Stated goal:
Look through the material below and copy exactly the lines from the line with "Rebuild this chart" to the line with "plt.rcParams['font.family'] = ['Liberation", those two lines included.

Material for this exercise:
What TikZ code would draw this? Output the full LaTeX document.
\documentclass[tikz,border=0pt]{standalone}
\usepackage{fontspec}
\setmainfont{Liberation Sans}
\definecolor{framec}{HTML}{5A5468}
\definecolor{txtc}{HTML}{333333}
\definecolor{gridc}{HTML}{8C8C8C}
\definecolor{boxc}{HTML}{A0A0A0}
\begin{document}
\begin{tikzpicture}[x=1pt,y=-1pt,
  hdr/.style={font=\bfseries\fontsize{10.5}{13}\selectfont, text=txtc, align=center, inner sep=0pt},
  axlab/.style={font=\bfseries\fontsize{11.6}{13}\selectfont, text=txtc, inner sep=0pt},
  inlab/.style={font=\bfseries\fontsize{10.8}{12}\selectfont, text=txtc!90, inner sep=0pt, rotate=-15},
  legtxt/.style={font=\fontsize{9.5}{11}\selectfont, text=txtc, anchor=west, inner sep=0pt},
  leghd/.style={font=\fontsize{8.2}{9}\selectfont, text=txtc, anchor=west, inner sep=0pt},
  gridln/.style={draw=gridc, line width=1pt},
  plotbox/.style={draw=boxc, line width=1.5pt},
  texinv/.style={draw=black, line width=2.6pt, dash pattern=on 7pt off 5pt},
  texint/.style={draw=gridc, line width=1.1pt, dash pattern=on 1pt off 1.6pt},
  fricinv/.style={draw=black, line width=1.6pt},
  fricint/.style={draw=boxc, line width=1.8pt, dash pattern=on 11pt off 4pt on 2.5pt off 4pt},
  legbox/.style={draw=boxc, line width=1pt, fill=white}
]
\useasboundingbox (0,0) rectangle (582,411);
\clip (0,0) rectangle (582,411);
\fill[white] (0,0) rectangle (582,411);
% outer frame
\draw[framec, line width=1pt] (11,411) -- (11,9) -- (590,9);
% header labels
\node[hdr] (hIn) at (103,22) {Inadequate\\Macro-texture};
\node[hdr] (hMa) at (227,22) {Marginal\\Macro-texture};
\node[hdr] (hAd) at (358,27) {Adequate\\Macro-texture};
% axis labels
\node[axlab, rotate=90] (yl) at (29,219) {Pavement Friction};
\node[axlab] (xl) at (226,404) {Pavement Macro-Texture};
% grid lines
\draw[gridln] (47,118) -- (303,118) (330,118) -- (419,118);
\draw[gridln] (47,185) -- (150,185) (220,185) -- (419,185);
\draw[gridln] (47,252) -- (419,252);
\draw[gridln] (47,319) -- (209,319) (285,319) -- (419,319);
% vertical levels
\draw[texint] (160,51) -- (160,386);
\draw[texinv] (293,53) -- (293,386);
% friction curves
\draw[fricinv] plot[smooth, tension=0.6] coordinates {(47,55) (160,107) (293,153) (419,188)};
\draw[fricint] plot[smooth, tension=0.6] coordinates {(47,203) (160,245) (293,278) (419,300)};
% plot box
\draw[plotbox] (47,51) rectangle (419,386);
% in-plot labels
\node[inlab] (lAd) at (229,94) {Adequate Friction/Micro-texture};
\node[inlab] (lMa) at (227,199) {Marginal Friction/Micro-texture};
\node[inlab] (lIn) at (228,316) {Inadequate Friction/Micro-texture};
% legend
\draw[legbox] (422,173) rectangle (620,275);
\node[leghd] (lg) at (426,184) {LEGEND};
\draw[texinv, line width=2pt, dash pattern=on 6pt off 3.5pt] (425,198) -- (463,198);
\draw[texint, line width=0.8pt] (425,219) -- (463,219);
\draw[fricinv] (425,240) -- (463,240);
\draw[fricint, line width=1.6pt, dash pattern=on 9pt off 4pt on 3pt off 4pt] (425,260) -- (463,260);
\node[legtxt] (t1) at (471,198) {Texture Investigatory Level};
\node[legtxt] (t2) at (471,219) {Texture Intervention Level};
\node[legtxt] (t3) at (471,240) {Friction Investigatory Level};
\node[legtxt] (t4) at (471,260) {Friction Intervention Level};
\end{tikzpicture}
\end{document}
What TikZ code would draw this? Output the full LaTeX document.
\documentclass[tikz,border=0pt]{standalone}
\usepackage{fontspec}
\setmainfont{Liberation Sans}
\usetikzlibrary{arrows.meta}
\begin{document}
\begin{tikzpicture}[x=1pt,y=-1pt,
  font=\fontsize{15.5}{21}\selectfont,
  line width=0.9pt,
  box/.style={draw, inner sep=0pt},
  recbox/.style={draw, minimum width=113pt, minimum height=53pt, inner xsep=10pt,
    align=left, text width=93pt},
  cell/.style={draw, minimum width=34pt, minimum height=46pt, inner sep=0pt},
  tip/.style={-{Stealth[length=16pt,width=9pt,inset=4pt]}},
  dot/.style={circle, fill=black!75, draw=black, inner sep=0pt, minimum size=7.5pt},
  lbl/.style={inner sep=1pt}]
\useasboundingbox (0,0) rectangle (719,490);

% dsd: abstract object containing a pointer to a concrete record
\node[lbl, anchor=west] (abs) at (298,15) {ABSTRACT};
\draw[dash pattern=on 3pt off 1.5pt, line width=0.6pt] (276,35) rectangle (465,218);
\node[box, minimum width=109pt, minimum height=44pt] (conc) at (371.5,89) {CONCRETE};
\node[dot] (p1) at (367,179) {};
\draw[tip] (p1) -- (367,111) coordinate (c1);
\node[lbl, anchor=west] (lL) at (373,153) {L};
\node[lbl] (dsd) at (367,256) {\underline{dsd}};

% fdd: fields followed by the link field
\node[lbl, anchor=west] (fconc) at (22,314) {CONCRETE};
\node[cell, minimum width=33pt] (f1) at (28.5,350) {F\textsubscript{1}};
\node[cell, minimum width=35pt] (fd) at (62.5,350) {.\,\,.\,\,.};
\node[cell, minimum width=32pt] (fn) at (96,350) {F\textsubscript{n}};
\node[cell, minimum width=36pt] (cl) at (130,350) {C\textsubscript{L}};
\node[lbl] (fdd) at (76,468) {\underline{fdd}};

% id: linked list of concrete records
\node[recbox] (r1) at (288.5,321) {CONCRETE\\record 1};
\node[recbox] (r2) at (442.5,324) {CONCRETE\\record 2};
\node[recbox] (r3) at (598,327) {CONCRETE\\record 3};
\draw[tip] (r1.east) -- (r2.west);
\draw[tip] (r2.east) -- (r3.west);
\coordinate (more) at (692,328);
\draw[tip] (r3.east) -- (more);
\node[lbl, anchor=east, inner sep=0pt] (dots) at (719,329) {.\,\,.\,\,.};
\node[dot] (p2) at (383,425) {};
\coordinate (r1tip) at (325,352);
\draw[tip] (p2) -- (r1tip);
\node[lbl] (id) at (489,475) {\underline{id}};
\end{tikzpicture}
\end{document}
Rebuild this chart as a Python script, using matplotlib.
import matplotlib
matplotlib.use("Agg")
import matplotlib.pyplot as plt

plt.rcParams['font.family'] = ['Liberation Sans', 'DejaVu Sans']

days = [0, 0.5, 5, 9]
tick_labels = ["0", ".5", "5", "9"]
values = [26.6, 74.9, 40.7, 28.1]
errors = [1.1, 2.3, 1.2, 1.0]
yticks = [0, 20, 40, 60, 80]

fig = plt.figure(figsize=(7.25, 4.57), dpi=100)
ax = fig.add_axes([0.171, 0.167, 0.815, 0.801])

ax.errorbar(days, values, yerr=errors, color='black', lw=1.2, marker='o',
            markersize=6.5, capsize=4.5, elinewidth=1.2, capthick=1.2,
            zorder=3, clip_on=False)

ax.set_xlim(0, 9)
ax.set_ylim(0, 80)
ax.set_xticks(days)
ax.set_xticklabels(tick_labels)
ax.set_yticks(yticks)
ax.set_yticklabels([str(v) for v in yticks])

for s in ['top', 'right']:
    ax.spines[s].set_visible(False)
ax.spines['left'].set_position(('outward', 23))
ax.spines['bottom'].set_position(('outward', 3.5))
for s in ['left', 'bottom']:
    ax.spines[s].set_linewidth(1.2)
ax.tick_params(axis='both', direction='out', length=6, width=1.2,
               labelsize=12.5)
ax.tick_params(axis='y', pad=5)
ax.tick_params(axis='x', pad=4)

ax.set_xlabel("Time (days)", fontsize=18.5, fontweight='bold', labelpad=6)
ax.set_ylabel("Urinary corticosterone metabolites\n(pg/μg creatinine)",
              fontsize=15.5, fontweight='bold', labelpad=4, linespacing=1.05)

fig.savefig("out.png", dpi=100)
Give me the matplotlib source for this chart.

Worked answer:
Rebuild this chart as a Python script, using matplotlib.
import matplotlib
matplotlib.use("Agg")
import matplotlib.pyplot as plt

plt.rcParams['font.family'] = ['Liberation Sans', 'DejaVu Sans']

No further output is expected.